** START OF Data in this exercise **

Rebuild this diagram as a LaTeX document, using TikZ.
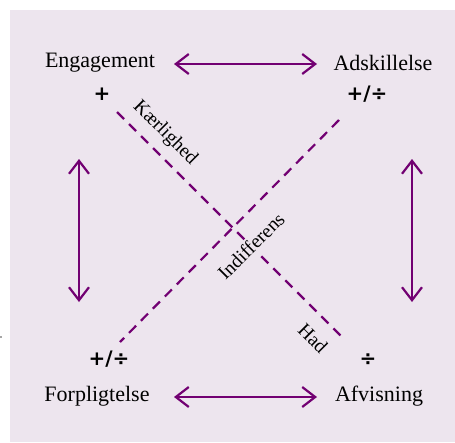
\documentclass[tikz,border=0pt]{standalone}
\usepackage{fontspec}
\usetikzlibrary{arrows.meta}
\setmainfont{Liberation Serif}
\newfontfamily\signfont{DejaVu Sans}
\definecolor{bgcol}{HTML}{EDE5EE}
\definecolor{plum}{HTML}{720072}
\tikzset{
  lbl/.style={font=\fontsize{22}{26}\selectfont, inner sep=0pt, anchor=center},
  sign/.style={font=\signfont\bfseries\fontsize{20}{24}\selectfont, inner sep=0pt},
  dlbl/.style={font=\fontsize{19.5}{23}\selectfont, inner sep=1pt},
  biarrow/.style={draw=plum, line width=2.2pt, {Straight Barb[length=13pt,width=20pt]}-{Straight Barb[length=13pt,width=20pt]}},
  dline/.style={draw=plum, line width=2.2pt, dash pattern=on 10pt off 7pt}
}
\begin{document}
\begin{tikzpicture}[x=1pt,y=-1pt]
\useasboundingbox (0,0) rectangle (455,442);
\fill[bgcol] (10,10) rectangle (455,442);
\fill[gray!70] (0,335.5) rectangle (1.5,337.5);
% dashed lines
\coordinate (k1) at (117,112);
\coordinate (k2) at (345,340);
\coordinate (i1) at (339,120);
\coordinate (i2) at (120,342);
\draw[dline] (k1) -- (k2);
\draw[dline] (i1) -- (i2);
% main labels
\node[lbl] (E) at (100,63) {Engagement};
\node[lbl] (A) at (383,63) {Adskillelse};
\node[lbl] (F) at (97,396) {Forpligtelse};
\node[lbl] (V) at (379,396) {Afvisning};
% signs
\node[sign] (sE) at (102,94) {+};
\node[sign] (sA) at (367,94) {+/÷};
\node[sign] (sF) at (109,359) {+/÷};
\node[sign] (sV) at (368,360) {÷};
% diagonal labels
\node[dlbl, rotate=-45] (kl) at (165,133) {Kærlighed};
\node[dlbl, rotate=45, fill=bgcol] (il) at (251,246) {Indifferens};
\node[dlbl, rotate=-45] (hl) at (313,338) {Had};
% arrows
\coordinate (a1) at (174,64);
\coordinate (a2) at (317,64);
\coordinate (b1) at (174,397);
\coordinate (b2) at (317,397);
\coordinate (c1) at (79,159);
\coordinate (c2) at (79,302);
\coordinate (d1) at (412,159);
\coordinate (d2) at (412,302);
\draw[biarrow] (a1) -- (a2);
\draw[biarrow] (b1) -- (b2);
\draw[biarrow] (c1) -- (c2);
\draw[biarrow] (d1) -- (d2);
\end{tikzpicture}
\end{document}
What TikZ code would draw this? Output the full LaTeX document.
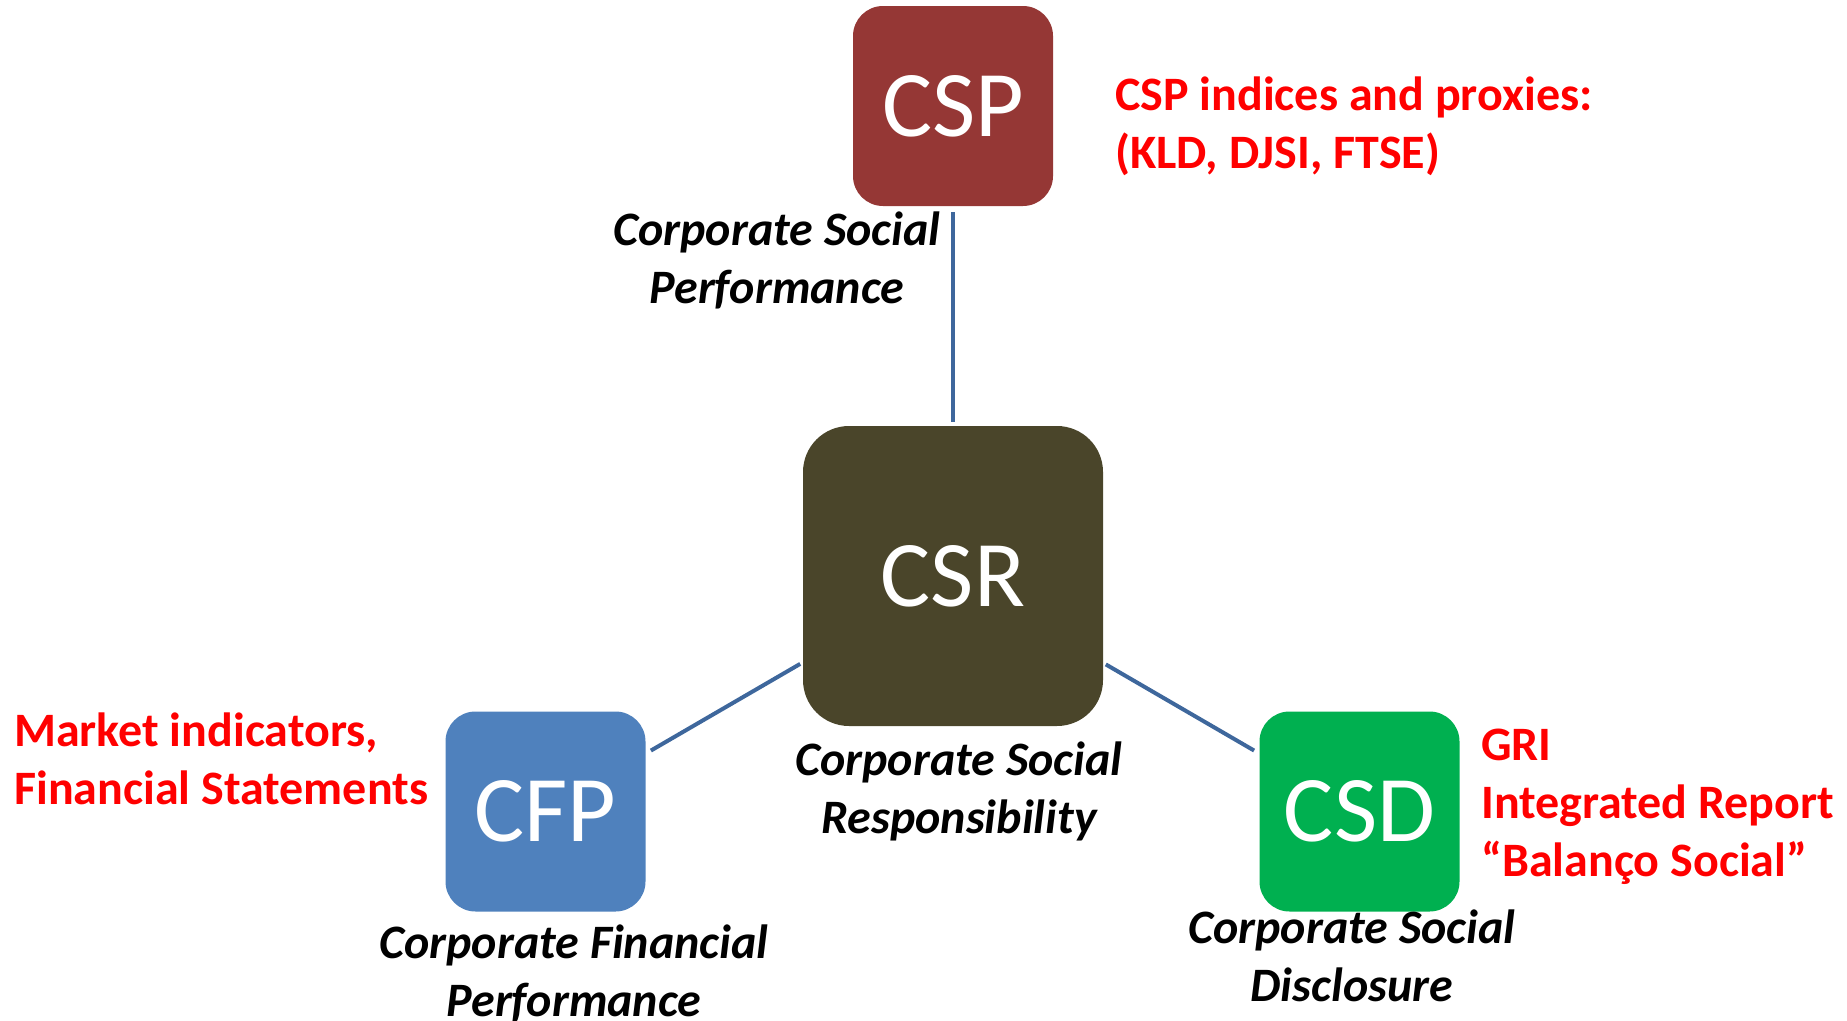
\documentclass[tikz,border=0pt]{standalone}
\usepackage{fontspec}
\setmainfont{Carlito}
\definecolor{cspc}{HTML}{953735}
\definecolor{csrc}{HTML}{4A452A}
\definecolor{cfpc}{HTML}{4F81BD}
\definecolor{csdc}{HTML}{00B050}
\definecolor{linkc}{HTML}{3E679C}
\definecolor{redt}{HTML}{FF0000}
\tikzset{
  smallbox/.style={rectangle, rounded corners=30pt, minimum width=200pt, minimum height=200pt, inner sep=0pt, text=white, font=\fontsize{94}{110}\selectfont},
  bigbox/.style={smallbox, rounded corners=46pt, minimum width=300pt, minimum height=300pt},
  caption/.style={align=center, anchor=base, inner sep=0pt, font=\fontsize{48}{58}\selectfont\bfseries\itshape},
  note/.style={align=left, anchor=base west, inner sep=0pt, text=redt, font=\fontsize{48}{58}\selectfont\bfseries},
  link/.style={draw=linkc, line width=4pt}
}
\begin{document}
\begin{tikzpicture}[x=1pt,y=-1pt]
\useasboundingbox (0,0) rectangle (1847,1020);
\node[smallbox, fill=cspc] (csp) at (953,106) {CSP};
\node[bigbox, fill=csrc] (csr) at (953,576) {CSR};
\node[smallbox, fill=cfpc] (cfp) at (545.5,811.5) {CFP};
\node[smallbox, fill=csdc] (csd) at (1359.5,811.5) {CSD};
\draw[link, shorten <=6pt, shorten >=4pt] (csp) -- (csr);
\draw[link, shorten <=6pt, shorten >=3pt] (cfp) -- (csr);
\draw[link, shorten <=6pt, shorten >=3pt] (csd) -- (csr);
\node[caption] (lcsp) at (777,303) {Corporate Social\\Performance};
\node[caption] (lcsr) at (959,833) {Corporate Social\\Responsibility};
\node[caption] (lcfp) at (574,1016) {Corporate Financial\\Performance};
\node[caption] (lcsd) at (1352,1001) {Corporate Social\\Disclosure};
\node[note] (ncsp) at (1115,168) {CSP indices and proxies:\\(KLD, DJSI, FTSE)};
\node[note] (ncfp) at (14,804) {Market indicators,\\Financial Statements};
\node[note] (ncsd) at (1481,876) {GRI\\Integrated Report\\“Balanço Social”};
\end{tikzpicture}
\end{document}
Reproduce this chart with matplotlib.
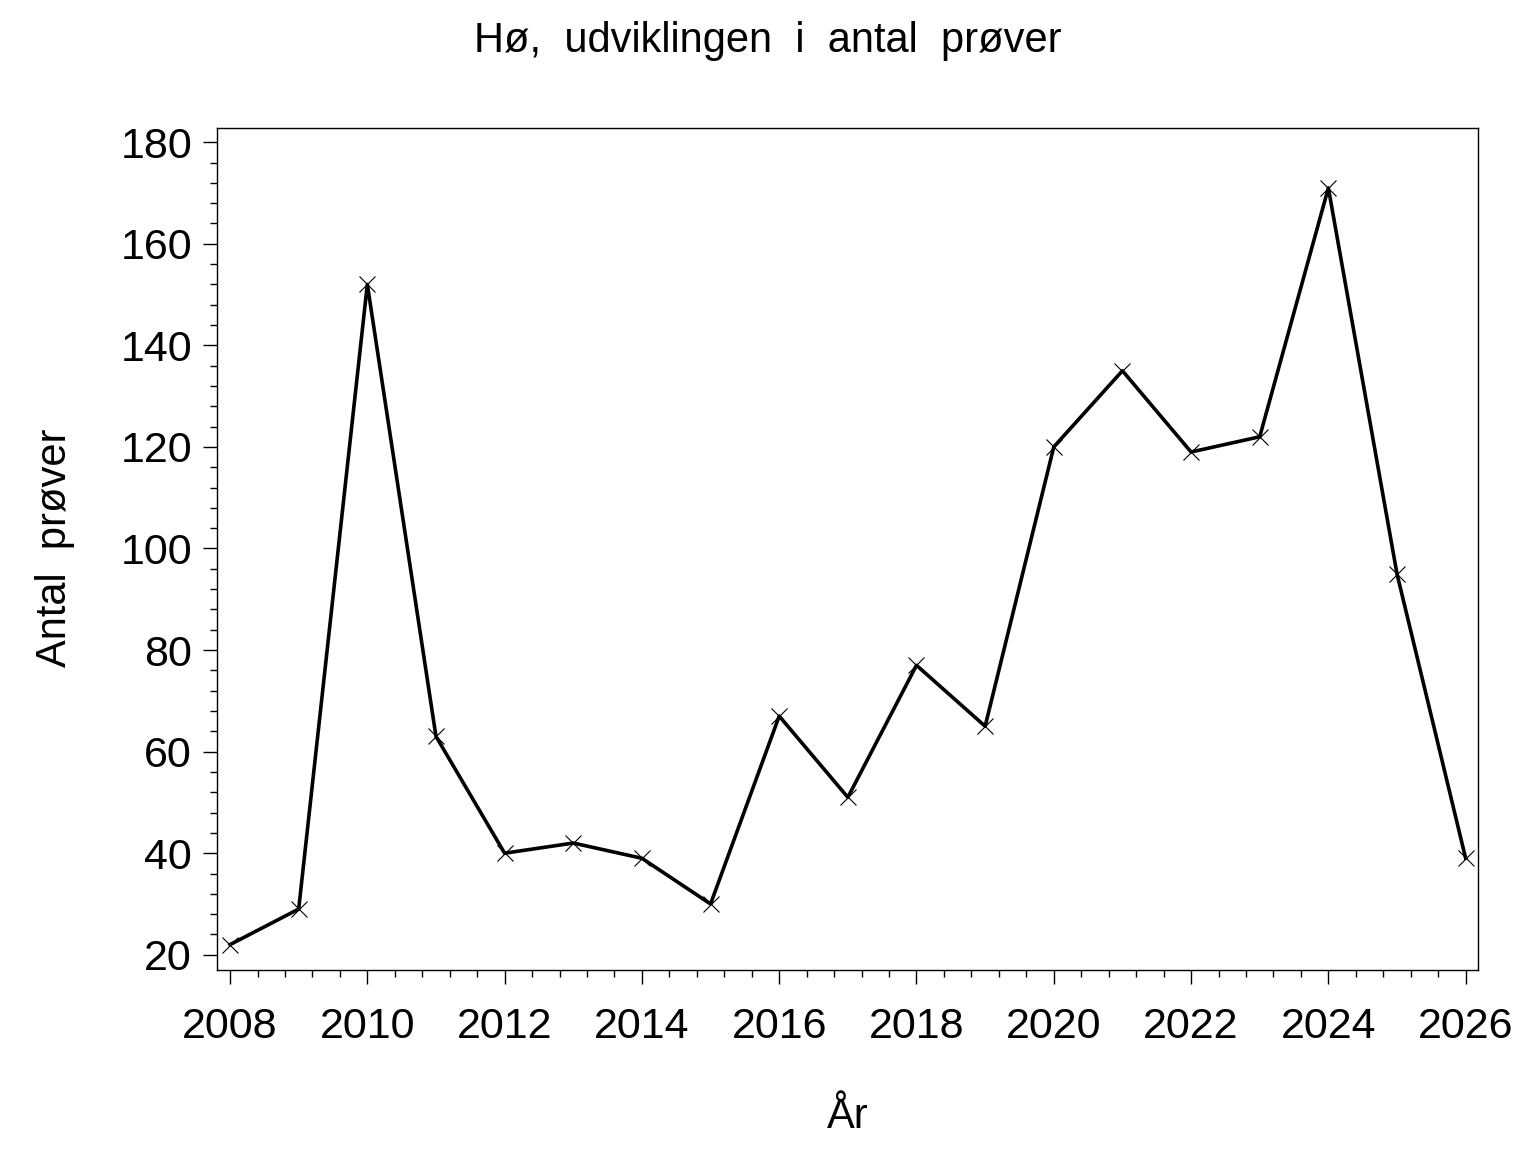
import matplotlib
matplotlib.use('Agg')
import matplotlib.pyplot as plt
from matplotlib.ticker import MultipleLocator

plt.rcParams['font.family'] = ['Liberation Sans', 'DejaVu Sans']

# Data
years = [2008, 2009, 2010, 2011, 2012, 2013, 2014, 2015, 2016, 2017,
         2018, 2019, 2020, 2021, 2022, 2023, 2024, 2025, 2026]
antal = [22, 29, 152, 63, 40, 42, 39, 30, 67, 51,
         77, 65, 120, 135, 119, 122, 171, 95, 39]

title = 'Hø,  udviklingen  i  antal  prøver'
xlabel = 'År'
ylabel = 'Antal  prøver'

fig = plt.figure(figsize=(15.36, 11.52), dpi=100)
ax = fig.add_axes([217/1536, 1 - 970/1152, (1478-217)/1536, (970-128)/1152])

ax.plot(years, antal, color='black', linewidth=2.6, marker='x',
        markersize=11.5, markeredgewidth=0.8)

ax.set_xlim(2007.81, 2026.18)
ax.set_ylim(17.0, 182.8)

ax.xaxis.set_major_locator(MultipleLocator(2))
ax.xaxis.set_minor_locator(MultipleLocator(0.4))
ax.yaxis.set_major_locator(MultipleLocator(20))
ax.yaxis.set_minor_locator(MultipleLocator(4))

ax.tick_params(which='major', direction='out', length=10, width=1.0,
               labelsize=31, colors='black')
ax.tick_params(which='minor', direction='out', length=5, width=1.0)
ax.tick_params(axis='x', which='major', pad=17)
ax.tick_params(axis='y', which='major', pad=8)

for s in ax.spines.values():
    s.set_linewidth(1.0)

fig.text(0.5, 1 - 52/1152, title, ha='center', va='baseline', fontsize=30)
fig.text(848/1536, 1 - 1128/1152, xlabel, ha='center', va='baseline', fontsize=30)
fig.text(55/1536, 1 - 548/1152, ylabel, ha='center', va='center',
         rotation=90, fontsize=30)

fig.savefig('out.png', dpi=100, facecolor='white')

** END OF Data in this exercise **

### What this task involves
Give the number of lines in the material above that have the word "chart" in them, and nothing more.

### Output of the task
1